Meet the Friars: Fr Joseph Bailham

joseph-bailham

‘In the Dominican Order I could see that community living and prayer, whilst at the same time being in the world actively ministering in various ways.’

It was back in 2005 at the time when Pope John Paul II died that I began to seriously consider vocation. It was a peculiar time because it was at that time that I desired to be a more active Catholic that I had been most of my life, but at the same time wanting to be a priest, even though I didn’t fully know what that meant. I had no familiarity with the various religious orders at that point in my life and so actively discerned life as a diocesan priest.

During my first year of university, I visited a monastery for the first time to make a retreat. The experience of communal prayer and liturgy, as well as a life lived in common with others, made a deep impression on me and began to reorientate my discernment towards monastic life. Throughout, the calling to priesthood was always strongest, more so than to the religious life per se.

One aspect of monastic life that I struggled with was the lack of a pastoral life, of ministering actively to the faithful. There was so much that I liked in the monastery and that sat well with me that I thought I would have to sacrifice—something often involved when committing to a particular vocation—that desire for an active pastoral ministry.

In 2010 I attended a vocations festival for young people called ‘Invocation’ at Oscott College. It was there that I first had a proper conversation with a Dominican and where I learned a little about the Dominican vocation. In the Dominican Order I could see that community living and prayer, whilst at the same time being in the world actively ministering in various ways.

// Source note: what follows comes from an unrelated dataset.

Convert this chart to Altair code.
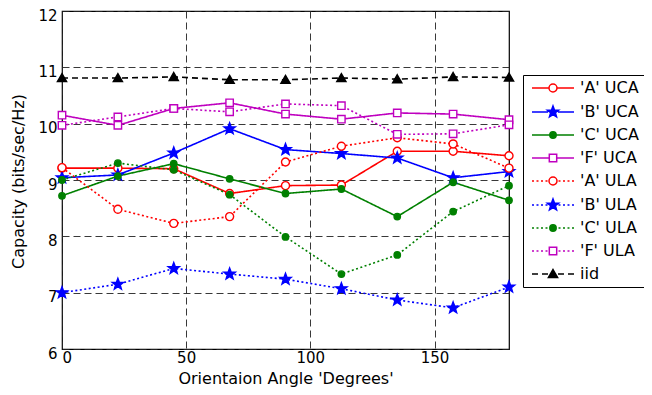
import math
import altair as alt
import pandas as pd

# ---------------- data ----------------
angles = [0, 22.5, 45, 67.5, 90, 112.5, 135, 157.5, 180]
series_names = ["'A' UCA", "'B' UCA", "'C' UCA", "'F' UCA",
                "'A' ULA", "'B' ULA", "'C' ULA", "'F' ULA", "iid"]
A_UCA = [9.21, 9.21, 9.20, 8.76, 8.90, 8.91, 9.51, 9.51, 9.43]
B_UCA = [9.04, 9.09, 9.48, 9.91, 9.54, 9.47, 9.39, 9.04, 9.15]
C_UCA = [8.72, 9.07, 9.29, 9.02, 8.76, 8.84, 8.35, 8.96, 8.64]
F_UCA = [10.15, 9.97, 10.27, 10.37, 10.17, 10.08, 10.19, 10.17, 10.07]
A_ULA = [9.22, 8.48, 8.23, 8.35, 9.32, 9.60, 9.75, 9.64, 9.21]
B_ULA = [7.00, 7.15, 7.43, 7.33, 7.24, 7.07, 6.87, 6.73, 7.10]
C_ULA = [9.00, 9.30, 9.18, 8.74, 7.99, 7.33, 7.67, 8.44, 8.90]
F_ULA = [9.97, 10.12, 10.27, 10.21, 10.35, 10.32, 9.81, 9.82, 9.98]
IID = [10.81, 10.81, 10.83, 10.78, 10.78, 10.81, 10.79, 10.83, 10.82]
all_values = [A_UCA, B_UCA, C_UCA, F_UCA, A_ULA, B_ULA, C_ULA, F_ULA, IID]

x_ticks = [0, 50, 100, 150]
y_ticks = [6, 7, 8, 9, 10, 11, 12]

# ---------------- styles ----------------
RED, BLUE, GREEN, MAG, BLK = "#FF0000", "#0000FF", "#008000", "#BF00BF", "#000000"
colors = [RED, BLUE, GREEN, MAG, RED, BLUE, GREEN, MAG, BLK]
fills = ["white", BLUE, GREEN, "white", "white", BLUE, GREEN, "white", BLK]
kinds = ["circle", "star", "dot", "square", "circle", "star", "dot", "square", "tri"]
styles = ["solid"] * 4 + ["dot"] * 4 + ["dash"]
dash_map = {"solid": [1, 0], "dot": [2, 2.5], "dash": [6, 4]}
seg_map = {"solid": (1000, 0), "dot": (2, 2.5), "dash": (6, 4)}
half_w = {"circle": 4, "star": 5, "dot": 3.2, "square": 3.7, "tri": 4.6}

rows = []
for name, vals in zip(series_names, all_values):
    for a, v in zip(angles, vals):
        rows.append({"angle": a, "value": v, "series": name})
df = pd.DataFrame(rows)


def f(v):
    return f"{v:.3f}"


def marker_path(kind, u):
    if kind in ("circle", "dot"):
        r = (4.0 if kind == "circle" else 3.2) / u
        return (f"M{f(r)},0A{f(r)},{f(r)},0,1,1,{f(-r)},0"
                f"A{f(r)},{f(r)},0,1,1,{f(r)},0Z")
    if kind == "square":
        h = 3.7 / u
        return f"M{f(-h)},{f(-h)}H{f(h)}V{f(h)}H{f(-h)}Z"
    if kind == "tri":
        w, ht = 4.6 / u, 8.0 / u
        return f"M0,{f(-0.55*ht)}L{f(w)},{f(0.45*ht)}L{f(-w)},{f(0.45*ht)}Z"
    ro, ri = 6.0 / u, 2.5 / u
    pts = []
    for i in range(10):
        ang = -math.pi / 2 + i * math.pi / 5
        rr = ro if i % 2 == 0 else ri
        pts.append((rr * math.cos(ang), rr * math.sin(ang)))
    return "M" + "L".join(f"{f(x)},{f(y)}" for x, y in pts) + "Z"


def legend_path(kind, style, u, half_len=21.0):
    dash, gap = seg_map[style]
    L, m = half_len / u, half_w[kind] / u
    d, g = dash / u, gap / u
    parts = []
    pos = L
    while pos > m:
        end = max(pos - d, m)
        parts.append(f"M{f(end)},0H{f(pos)}")
        parts.append(f"M{f(-pos)},0H{f(-end)}")
        pos -= d + g
    return "".join(parts) + marker_path(kind, u)


PLOT_SIZE = 144
LEG_SIZE = 169
plot_shapes = [marker_path(k, math.sqrt(PLOT_SIZE) / 2) for k in kinds]
legend_shapes = [legend_path(k, s, math.sqrt(LEG_SIZE) / 2) for k, s in zip(kinds, styles)]

x_enc = alt.X("angle:Q", scale=alt.Scale(domain=[0, 180], nice=False, zero=False),
              axis=alt.Axis(values=x_ticks, title="Orientaion Angle 'Degrees'",
                            labelBaseline="alphabetic", labelPadding=13,
                            titleFontSize=16, titleBaseline="alphabetic", titleY=34))
y_enc = alt.Y("value:Q", scale=alt.Scale(domain=[6, 12], nice=False, zero=False),
              axis=alt.Axis(values=y_ticks, title="Capacity (bits/sec/Hz)",
                            labelPadding=5, labelOffset=4,
                            titleFontSize=16, titleX=-44, titleY=170,
                            titleBaseline="middle", titleAlign="center"))

color_scale = alt.Scale(domain=series_names, range=colors)

lines = alt.Chart(df).mark_line(strokeWidth=1.6).encode(
    x=x_enc, y=y_enc,
    color=alt.Color("series:N", scale=color_scale, legend=None),
    strokeDash=alt.StrokeDash("series:N",
                              scale=alt.Scale(domain=series_names,
                                              range=[dash_map[s] for s in styles]),
                              legend=None),
)

points = alt.Chart(df).mark_point(filled=False, opacity=1, size=PLOT_SIZE,
                                  strokeWidth=1.4).encode(
    x=x_enc, y=y_enc,
    color=alt.Color("series:N", scale=color_scale, legend=None),
    fill=alt.Fill("series:N", scale=alt.Scale(domain=series_names, range=fills), legend=None),
    shape=alt.Shape("series:N", scale=alt.Scale(domain=series_names, range=plot_shapes),
                    legend=None),
)

leg = alt.Legend(title=None, orient="none", legendX=461, legendY=64)
legend_layer = alt.Chart(df).transform_filter("datum.angle < 0").mark_point(
    filled=True, opacity=1, size=LEG_SIZE, strokeWidth=1.5).encode(
    x=x_enc, y=y_enc,
    fill=alt.Fill("series:N", scale=alt.Scale(domain=series_names, range=fills), legend=leg),
    stroke=alt.Stroke("series:N", scale=alt.Scale(domain=series_names, range=colors), legend=leg),
    shape=alt.Shape("series:N", scale=alt.Scale(domain=series_names, range=legend_shapes),
                    legend=leg),
)

chart = alt.layer(lines, points, legend_layer).resolve_scale(
    shape="independent", fill="independent", stroke="independent"
).properties(
    width=447, height=338,
    autosize=alt.AutoSizeParams(type="none"),
    padding={"left": 54, "top": 3, "right": 135, "bottom": 38},
    background="white",
).configure_view(
    stroke="black", strokeWidth=1.2
).configure_axis(
    labelFont="DejaVu Sans", labelFontSize=15, labelColor="black",
    titleFont="DejaVu Sans", titleFontWeight="normal", titleColor="black",
    grid=True, gridColor="#222222", gridDash=[7, 4], gridWidth=0.9,
    domain=False, ticks=False, tickSize=0,
).configure_legend(
    padding=5, strokeColor="black", fillColor="white",
    labelFont="DejaVu Sans", labelFontSize=16, labelColor="black",
    symbolSize=LEG_SIZE, symbolStrokeWidth=1.5, symbolOffset=17, labelOffset=19,
    rowPadding=7, symbolOpacity=1,
)

chart.save("out.html", embed_options={"renderer": "svg", "actions": False})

The Dominicans were also able to give me a coherent theological vision, pulling together bits of theology that I had studied at university but couldn’t quite fit together. These encounters with the Dominicans made me decide to study further after my undergraduate degree, this time in Oxford, alongside the Dominican friars to get to know them better and discern whether God might be calling me to their way of life.

After my first term in Oxford, it was clear to me that this was the path I had to commit myself to. I entered the Order in September 2013, receiving the habit on 14th September of that year, the feast of the Exultation of the Holy Cross.